(Given material)
◆ ◆ ◆

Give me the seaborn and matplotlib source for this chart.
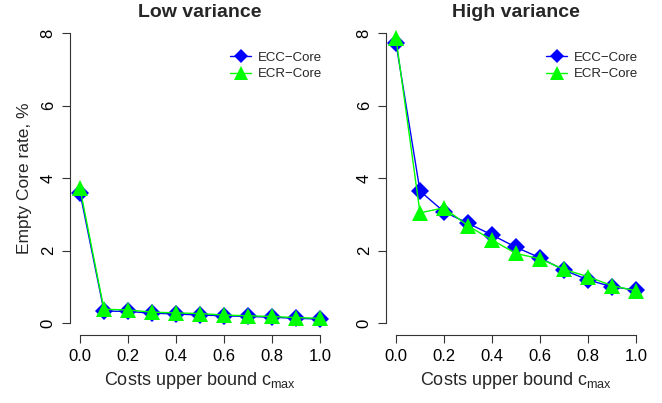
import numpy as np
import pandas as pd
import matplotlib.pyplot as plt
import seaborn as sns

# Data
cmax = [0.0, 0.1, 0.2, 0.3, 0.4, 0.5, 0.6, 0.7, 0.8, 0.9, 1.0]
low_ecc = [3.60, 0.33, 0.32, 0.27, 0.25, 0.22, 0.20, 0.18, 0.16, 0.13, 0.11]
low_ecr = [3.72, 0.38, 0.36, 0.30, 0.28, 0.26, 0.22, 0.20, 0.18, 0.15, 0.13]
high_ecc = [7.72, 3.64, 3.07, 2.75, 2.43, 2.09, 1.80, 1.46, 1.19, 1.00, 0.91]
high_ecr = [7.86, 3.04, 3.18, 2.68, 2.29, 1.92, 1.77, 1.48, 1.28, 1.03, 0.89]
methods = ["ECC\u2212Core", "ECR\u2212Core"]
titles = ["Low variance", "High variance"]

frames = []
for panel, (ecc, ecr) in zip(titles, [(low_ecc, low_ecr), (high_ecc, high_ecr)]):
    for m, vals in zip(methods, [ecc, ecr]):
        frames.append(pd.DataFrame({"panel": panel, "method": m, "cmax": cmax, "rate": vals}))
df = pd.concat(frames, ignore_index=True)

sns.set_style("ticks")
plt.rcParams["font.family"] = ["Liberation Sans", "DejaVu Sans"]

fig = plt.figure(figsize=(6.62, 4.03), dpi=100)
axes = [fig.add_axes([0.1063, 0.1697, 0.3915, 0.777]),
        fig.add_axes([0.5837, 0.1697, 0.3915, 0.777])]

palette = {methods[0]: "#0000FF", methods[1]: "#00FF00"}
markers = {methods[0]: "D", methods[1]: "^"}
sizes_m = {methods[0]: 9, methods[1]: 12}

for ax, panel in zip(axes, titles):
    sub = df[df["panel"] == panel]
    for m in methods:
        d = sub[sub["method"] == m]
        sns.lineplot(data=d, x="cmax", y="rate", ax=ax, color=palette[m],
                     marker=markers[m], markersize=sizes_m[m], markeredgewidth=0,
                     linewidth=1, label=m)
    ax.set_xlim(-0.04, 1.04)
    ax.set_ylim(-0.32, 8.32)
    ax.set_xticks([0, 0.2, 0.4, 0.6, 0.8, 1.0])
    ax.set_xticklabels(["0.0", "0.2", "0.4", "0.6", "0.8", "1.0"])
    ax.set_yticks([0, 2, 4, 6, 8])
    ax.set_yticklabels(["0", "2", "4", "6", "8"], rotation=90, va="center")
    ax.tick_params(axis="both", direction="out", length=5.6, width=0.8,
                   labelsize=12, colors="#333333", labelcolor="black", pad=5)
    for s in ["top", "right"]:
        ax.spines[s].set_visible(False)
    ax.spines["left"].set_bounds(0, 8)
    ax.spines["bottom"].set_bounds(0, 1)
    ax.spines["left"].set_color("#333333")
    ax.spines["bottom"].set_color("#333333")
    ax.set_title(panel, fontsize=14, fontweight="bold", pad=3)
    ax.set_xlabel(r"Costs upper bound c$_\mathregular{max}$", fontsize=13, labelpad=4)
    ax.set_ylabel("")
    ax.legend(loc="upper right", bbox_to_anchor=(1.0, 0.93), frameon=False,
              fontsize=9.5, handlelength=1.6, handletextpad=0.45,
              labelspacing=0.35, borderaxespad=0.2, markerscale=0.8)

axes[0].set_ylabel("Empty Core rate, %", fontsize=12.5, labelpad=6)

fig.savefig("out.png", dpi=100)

◆ ◆ ◆

Leave the images out and output the remaining material exactly as it stands.

Give me the seaborn and matplotlib source for this chart.
import numpy as np
import pandas as pd
import matplotlib.pyplot as plt
import seaborn as sns

# Data
cmax = [0.0, 0.1, 0.2, 0.3, 0.4, 0.5, 0.6, 0.7, 0.8, 0.9, 1.0]
low_ecc = [3.60, 0.33, 0.32, 0.27, 0.25, 0.22, 0.20, 0.18, 0.16, 0.13, 0.11]
low_ecr = [3.72, 0.38, 0.36, 0.30, 0.28, 0.26, 0.22, 0.20, 0.18, 0.15, 0.13]
high_ecc = [7.72, 3.64, 3.07, 2.75, 2.43, 2.09, 1.80, 1.46, 1.19, 1.00, 0.91]
high_ecr = [7.86, 3.04, 3.18, 2.68, 2.29, 1.92, 1.77, 1.48, 1.28, 1.03, 0.89]
methods = ["ECC\u2212Core", "ECR\u2212Core"]
titles = ["Low variance", "High variance"]

frames = []
for panel, (ecc, ecr) in zip(titles, [(low_ecc, low_ecr), (high_ecc, high_ecr)]):
    for m, vals in zip(methods, [ecc, ecr]):
        frames.append(pd.DataFrame({"panel": panel, "method": m, "cmax": cmax, "rate": vals}))
df = pd.concat(frames, ignore_index=True)

sns.set_style("ticks")
plt.rcParams["font.family"] = ["Liberation Sans", "DejaVu Sans"]

fig = plt.figure(figsize=(6.62, 4.03), dpi=100)
axes = [fig.add_axes([0.1063, 0.1697, 0.3915, 0.777]),
        fig.add_axes([0.5837, 0.1697, 0.3915, 0.777])]

palette = {methods[0]: "#0000FF", methods[1]: "#00FF00"}
markers = {methods[0]: "D", methods[1]: "^"}
sizes_m = {methods[0]: 9, methods[1]: 12}

for ax, panel in zip(axes, titles):
    sub = df[df["panel"] == panel]
    for m in methods:
        d = sub[sub["method"] == m]
        sns.lineplot(data=d, x="cmax", y="rate", ax=ax, color=palette[m],
                     marker=markers[m], markersize=sizes_m[m], markeredgewidth=0,
                     linewidth=1, label=m)
    ax.set_xlim(-0.04, 1.04)
    ax.set_ylim(-0.32, 8.32)
    ax.set_xticks([0, 0.2, 0.4, 0.6, 0.8, 1.0])
    ax.set_xticklabels(["0.0", "0.2", "0.4", "0.6", "0.8", "1.0"])
    ax.set_yticks([0, 2, 4, 6, 8])
    ax.set_yticklabels(["0", "2", "4", "6", "8"], rotation=90, va="center")
    ax.tick_params(axis="both", direction="out", length=5.6, width=0.8,
                   labelsize=12, colors="#333333", labelcolor="black", pad=5)
    for s in ["top", "right"]:
        ax.spines[s].set_visible(False)
    ax.spines["left"].set_bounds(0, 8)
    ax.spines["bottom"].set_bounds(0, 1)
    ax.spines["left"].set_color("#333333")
    ax.spines["bottom"].set_color("#333333")
    ax.set_title(panel, fontsize=14, fontweight="bold", pad=3)
    ax.set_xlabel(r"Costs upper bound c$_\mathregular{max}$", fontsize=13, labelpad=4)
    ax.set_ylabel("")
    ax.legend(loc="upper right", bbox_to_anchor=(1.0, 0.93), frameon=False,
              fontsize=9.5, handlelength=1.6, handletextpad=0.45,
              labelspacing=0.35, borderaxespad=0.2, markerscale=0.8)

axes[0].set_ylabel("Empty Core rate, %", fontsize=12.5, labelpad=6)

fig.savefig("out.png", dpi=100)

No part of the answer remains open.